His respect of technology companies and the work they do made Obama a mostly popular figure in Silicon Valley, so much so that when he left the White House, some speculated that he might become a venture capitalist. During his time in office, he held town halls at top companies such as LinkedIn and Meta Platforms Inc. and was the star draw at 2016's South by Southwest Festival in Austin, Texas, one of the premier technology events of the year. When Obama made a historic trip to Cuba, he took with him Brian Chesky, the chief executive officer of Airbnb Inc. (Following a stint at Amazon.com Inc., Jay Carney, Obama's former press secretary, is now Airbnb's head of policy — one of several former Obama figures to find roles in tech.) Biden's relationship with big tech is rockier.
But Obama knows where Silicon Valley thinking hits its limits. “Government will never run the way Silicon Valley runs because, by definition, democracy is messy,” he said in 2016. “This is a big, diverse country with a lot of interests and a lot of disparate points of view. And part of government's job, by the way, is dealing with problems that nobody else wants to deal with.”

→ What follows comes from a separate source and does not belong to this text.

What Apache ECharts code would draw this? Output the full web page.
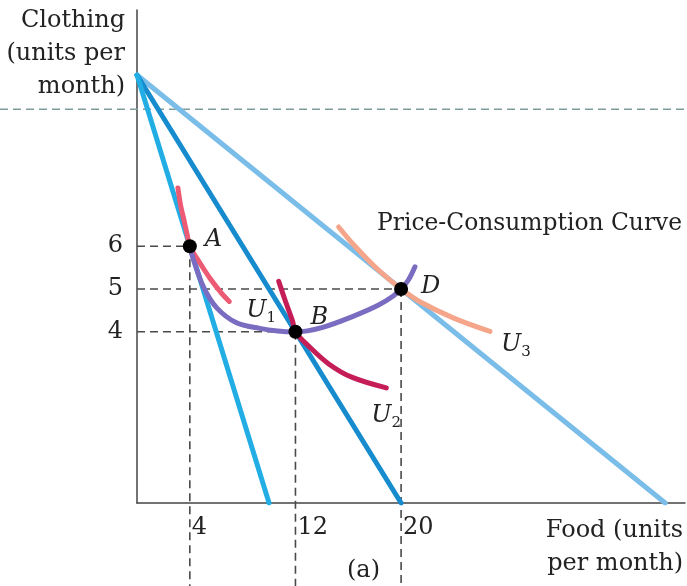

Obama's record on tech is not without its blemishes, however. As president, he oversaw some of the most egregiously harmful use of cutting-edge tech, with drone warfare and the NSA's dragnet of surveillance. And those who think technology companies have become too powerful point to Obama upholding an antitrust status quo that failed to challenge big tech deals, such as Facebook's acquisitions of WhatsApp and Instagram.
It must also be said that one technology that can be enormously harmful, social media, exploded under his watch. As he benefited from the enormous boost it gave to his campaigning and reputation, he was perhaps less focused on the emerging harms of hate speech and misinformation.
These are subjects he seems to be thinking about deeply now. At a recent event held in Chicago to commemorate the 15th anniversary of his election victory, Obama was in a reflective mood, one of his former staffers told me, discussing his time in office and the current state of the world, then asking: “Was there something else I could have done?”
Well, if Obama is feeling regret, then he should channel that energy toward dealing with AI, which will come to encompass many issues we know Obama cares deeply about. It will affect fairness in policing, in voting rights, in job creation and workforce diversity. It will transform education — and access to it. It is already upending creative industries (the Obamas own a production company) and the legal profession (he used to be a lawyer). He has been “deepfaked” perhaps more than any other individual.
You won't find a more capable figure who can harness the best of Silicon Valley while understanding how vital it is to keep such advancements under sensible control.